Joe Stevens


Joe Stevens is an American photographer known for photographing 1970s and 1980s rock musicians and bands, notably David Bowie, the Sex Pistols, and The Clash. In the 1960s he managed the Playhouse, a Greenwich Village coffee house where he took pictures of musicians who played there. He was encouraged to pursue photography by rock photographer Jim Marshall. His 1965 photograph of Johnny Cash and guitarist Luther Perkins backstage at Carnegie Hall was used in the 2019 mini-series Country Music. Stevens did not have formal training in photography and worked as road manager for Miriam Makeba and The Lovin' Spoonful. He met Marshall again at Woodstock and decided he "had an eye" for photography and would make it his career.
Moving to England in the early 1970s, Stevens was identified in the International Times by the photo credit "Captain Snaps" because he did not have a work permit. "Captain Snaps" became a nickname. One of his first employers was Paul McCartney, who hired him to photograph the Wings Over Europe tour on the recommendation of his wife Linda McCartney. Stevens worked several years for the New Musical Express before returning to New York City, where he photographed musicians performing at the club CBGB, including Debbie Harry and the Ramones.
Several of his images are considered iconic. One is of Paul McCartney hiding in Linda's arms during the couple's arrest for marijuana possession following a Wings concert in Gothenburg, Sweden, on Aug. 10, 1972. Others are John Lennon wearing shoe bags on his hands as he and Yoko Ono marched to protest the 1971 obscenity trial of Oz magazine editors; Peter Gabriel covered with soap bubbles circa 1974 in the bathtub of Stevens's flat on Finborough Road in London S.W. 10; and the 1976 fight between the Sex Pistols and audience at London's Nashville Rooms. The Gabriel photo was one of many by Stevens to appear on the cover of the NME.

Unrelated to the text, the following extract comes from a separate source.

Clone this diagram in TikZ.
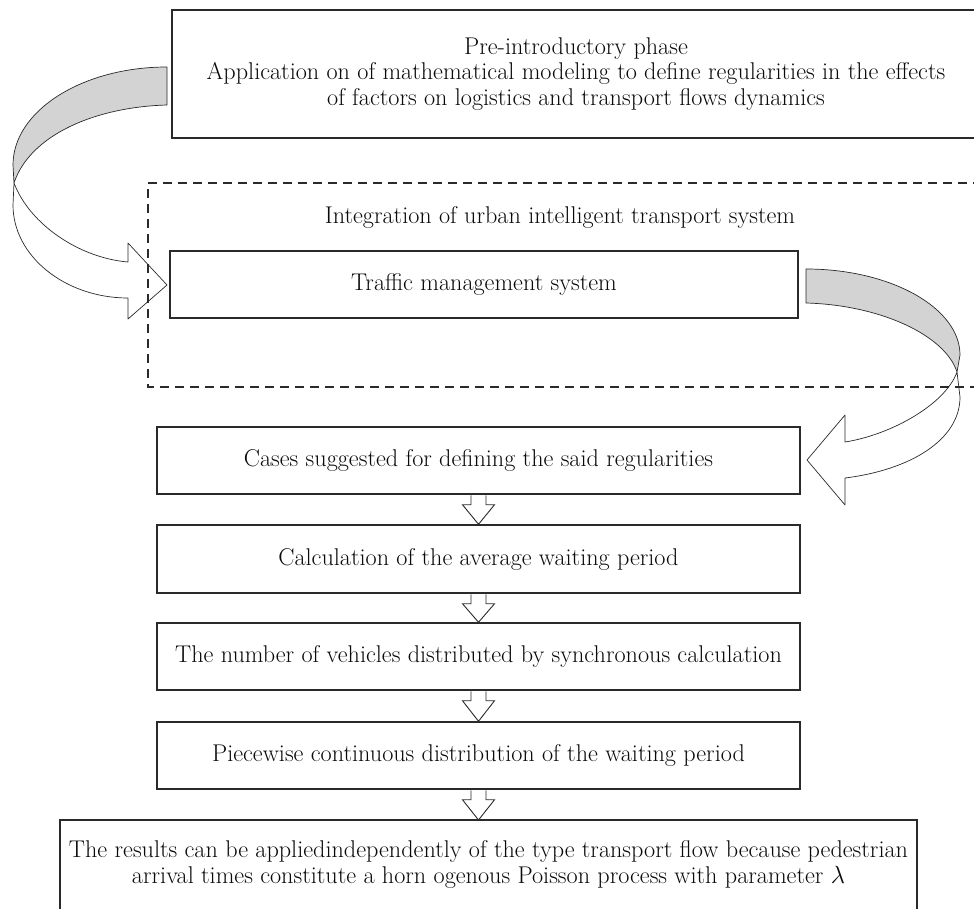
\documentclass[tikz,border=0pt]{standalone}
\usetikzlibrary{calc}
\definecolor{ink}{HTML}{2A2A2A}
\definecolor{txt}{HTML}{0A0A0A}
\definecolor{ribbon}{HTML}{D3D3D3}
\newcommand\txtfont{\fontsize{24.2}{25.8}\selectfont}
\newcommand\blockarrow[2]{%
  \draw[smallarrow] let \p1=(#1.south), \p2=(#2.north) in
    (\x1-7.5pt,\y1-0.7pt) -- (\x1-7.5pt,\y1-10pt) -- (\x1-16pt,\y1-10pt) -- (\x1,\y2)
    -- (\x1+16pt,\y1-10pt) -- (\x1+7.5pt,\y1-10pt) -- (\x1+7.5pt,\y1-0.7pt);}
\begin{document}
\begin{tikzpicture}[x=1pt,y=-1pt,
  box/.style={draw=ink, line width=1.5pt, rectangle, inner sep=0pt, align=center, font=\txtfont, text=txt},
  plain/.style={inner sep=0pt, align=center, font=\txtfont, text=txt},
  ribbonline/.style={draw=ink, line width=0.7pt, line join=round},
  smallarrow/.style={draw=ink, line width=0.9pt, fill=white, line join=miter},
  dashline/.style={draw=ink, line width=1.2pt, dash pattern=on 9pt off 6pt}]
\useasboundingbox (0,0) rectangle (974,909);

% curved ribbon arrows (drawn first)
\draw[ribbonline, fill=ribbon] (167,67) .. controls (82,67) and (13,111) .. (13,165) -- (14,183)
  .. controls (30,135) and (95,107) .. (167,105) -- cycle;
\draw[ribbonline, fill=white] (14,183) .. controls (30,225) and (80,258) .. (128,262) -- (128,243)
  -- (167,285) -- (128,319) -- (128,298) .. controls (65,298) and (13,256) .. (13,205) -- cycle;
\draw[ribbonline, fill=ribbon] (806,269) .. controls (891,269) and (960,308) .. (960,355) -- (957,372)
  .. controls (945,335) and (880,305) .. (806,303) -- cycle;
\draw[ribbonline, fill=white] (957,372) .. controls (945,405) and (890,435) .. (845,442) -- (845,415)
  -- (807,460) -- (845,505) -- (845,478) .. controls (910,470) and (960,440) .. (960,397) -- cycle;

% dashed frame
\draw[dashline] (982,183) -- (148,183) -- (148,387) -- (982,387);

\node[box, minimum width=808pt, minimum height=128pt] (pre) at (576,74)
  {Pre-introductory phase\\Application on of mathematical modeling to define regularities in the effects\\of factors on logistics and transport flows dynamics};
\node[plain] (integ) at (560,217) {Integration of urban intelligent transport system};
\node[box, line width=2.1pt, minimum width=628pt, minimum height=67pt] (tms) at (484,284.5) {Traffic management system};

\node[box, minimum width=643pt, minimum height=67pt] (cases) at (478.5,460.5) {Cases suggested for defining the said regularities};
\node[box, minimum width=643pt, minimum height=68pt] (calcb) at (478.5,559) {Calculation of the average waiting period};
\node[box, minimum width=643pt, minimum height=67pt] (num) at (478.5,656.5) {The number of vehicles distributed by synchronous calculation};
\node[box, minimum width=643pt, minimum height=67pt] (piece) at (478.5,755.5) {Piecewise continuous distribution of the waiting period};
\node[plain] (res) at (488.5,864.5) {The results can be appliedindependently of the type transport flow because pedestrian\\arrival times constitute a horn ogenous Poisson process with parameter $\lambda$};
\draw[draw=ink, line width=1.5pt] (60,915) |- (917,820) -- (917,915);
\coordinate (restop) at (478.5,820);

\blockarrow{cases}{calcb}
\blockarrow{calcb}{num}
\blockarrow{num}{piece}
\draw[smallarrow] let \p1=(piece.south), \p2=(restop) in
    (\x1-7.5pt,\y1-0.7pt) -- (\x1-7.5pt,\y1-10pt) -- (\x1-16pt,\y1-10pt) -- (\x1,\y2)
    -- (\x1+16pt,\y1-10pt) -- (\x1+7.5pt,\y1-10pt) -- (\x1+7.5pt,\y1-0.7pt);
\end{tikzpicture}
\end{document}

In January 1978, Stevens photographed the Sex Pistols on their American tour. When the group broke up in San Francisco, he helped lead singer Johnny Rotten fly to New York City, where Rotten stayed in the photographer's apartment before returning to London. In 2011, Stevens told an entertainment publication that he saw himself as a chronicler of history. In 2015, Thurston Moore of Sonic Youth told a reporter that Stevens "was really the bridge between New York and London... He was really significant in the whole history that was developing in new music at that time." In 2018, his photographs were used in a new biography of Led Zeppelin guitarist Jimmy Page and the autobiography of British-American journalist and media executive Les Hinton.